How to practice

  • HOW TO PRACTICE


    Practice in a setting which is ideal for you. For some people, this means a quiet room with absolutely no distractions. For others, it may mean being in the middle of a loud room with a TV on, people talking, and others also practicing. There is no "perfect" setting in which to practice. Wherever you focus best is where you should practice. Do, however, set up a regular practice space where you can keep your music stand, your music, and your instrument.

    1-    Play through your warm-ups (if any) first (scales and long tones are good). 

    2-    Get out the main music you're working on. Mark the key signature!  Check for fingerings you don’t know.  (look in the back of your book)

    3-    Focus on playing the section you want to fix. Play through it a few times in order to get a feel for it. When you make a mistake, go back a few notes, and play through the trouble-spot at half the tempo. Do this several times, deliberately and slowly placing the fingers until the trouble is worked out. Then slowly increase tempo.

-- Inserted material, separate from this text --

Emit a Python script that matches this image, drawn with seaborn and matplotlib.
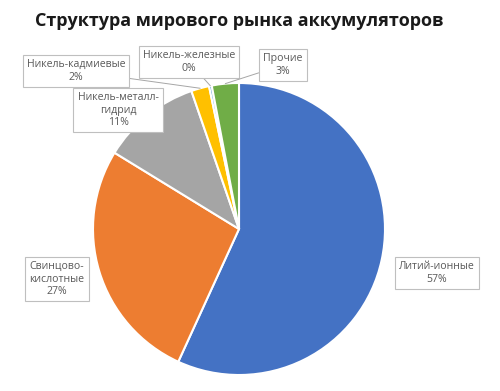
import matplotlib
matplotlib.use("Agg")
import matplotlib.pyplot as plt
import numpy as np
import seaborn as sns

categories = ["Литий-ионные", "Свинцово-кислотные", "Никель-металл-гидрид",
              "Никель-кадмиевые", "Никель-железные", "Прочие"]
label_texts = ["Литий-ионные", "Свинцово-\nкислотные", "Никель-металл-\nгидрид",
               "Никель-кадмиевые", "Никель-железные", "Прочие"]
shares = [57, 27, 11, 2, 0.3, 3]
percent_labels = ["57%", "27%", "11%", "2%", "0%", "3%"]
colors = ["#4472C4", "#ED7D31", "#A5A5A5", "#FFC000", "#5B9BD5", "#70AD47"]

sns.set_theme(style="white")
plt.rcParams["font.family"] = ["Open Sans", "DejaVu Sans"]

W, H = 500, 391
fig = plt.figure(figsize=(W / 100, H / 100), dpi=100)
ax = fig.add_axes([0, 0, 1, 1])

cx, cy, r = 239, H - 229, 146
wedges, _ = ax.pie(shares, colors=colors, startangle=90, counterclock=False,
                   center=(cx, cy), radius=r, frame=True,
                   wedgeprops=dict(edgecolor="white", linewidth=1.5))
ax.set_xlim(0, W)
ax.set_ylim(0, H)
ax.axis("off")

fig.text(0.478, 1 - 21 / H, "Структура мирового рынка аккумуляторов",
         ha="center", va="center", fontsize=13, fontweight="bold", color="#1a1a1a")

# box centres in pixels (from top-left)
box_pos = [(437, 273), (57, 279), (118, 110), (76, 71), (189, 62), (283, 65)]
leader = [False, False, False, True, True, True]

for w, txt, pct, (bx, by), lead in zip(wedges, label_texts, percent_labels, box_pos, leader):
    mid = np.deg2rad((w.theta1 + w.theta2) / 2)
    tip = (cx + r * np.cos(mid), cy + r * np.sin(mid))
    kw = dict(ha="center", va="center", fontsize=7.6, color="#595959",
              linespacing=1.2,
              bbox=dict(boxstyle="square,pad=0.4", fc="white", ec="#BFBFBF", lw=0.8))
    if lead:
        ax.annotate(f"{txt}\n{pct}", xy=tip, xytext=(bx, H - by),
                    arrowprops=dict(arrowstyle="-", color="#A6A6A6", lw=0.7,
                                    shrinkA=0, shrinkB=0), **kw)
    else:
        ax.text(bx, H - by, f"{txt}\n{pct}", **kw)

fig.savefig("out.png", dpi=100)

    4-     Do some silent practice. Do the fingerings while singing through the music, especially if you play a brass instrument, where constant playing can be tiring.  COUNT the measure.  Make sure the rhythm fits what you are playing.

    5-    Use a metronome. A metronome will not result in an unmusical performance. The metronome will keep your tempo steady, and will greatly discipline your use of practice time.

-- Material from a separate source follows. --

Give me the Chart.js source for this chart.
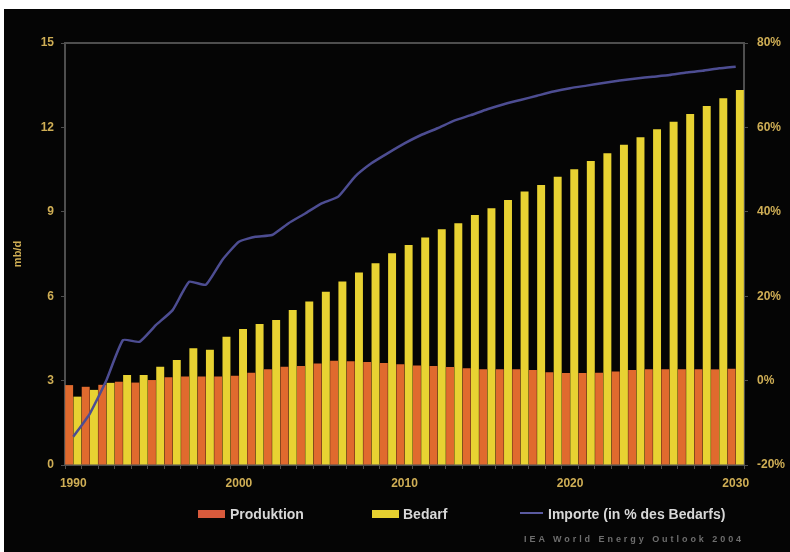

    6-    Play your instrument every day. You will begin to lose the fine muscle-control you've been developing by skipping days. Once in a while, you need a break, but try to practice six out of every seven days.


    Practice SLOWLY. Too many people think that speed is the key, that practicing at a fast tempo will help them move faster and become a better musician. This is not true. Practicing slowly and accurately is much, much better than fast practice. If your playing is accurate at a slow tempo, speed will come naturally. If you practice too fast, you will trip up over the same things over and over again.


    If you notice that you are making some mistakes (or even if you feel like you are going to), stop and isolate those sections. Play them EXTREMELY slowly until you can get them right. If rhythm is a problem, use a metronome. If you are a beginner and have not used a metronome before, put your instrument down and clap and count the rhythm. Then play the rhythm on your instrument without changing the notes (no fingers). Then, put it all together again, still slowly. Don't allow yourself to practice mistakes -- this is useless! Anything you do wrong more than once is a mistake, and you should stop and correct it immediately.


    PRACTICE DOES NOT MAKE PERFECT………


                           PERFECT PRACTICE MAKES PERFECT!!!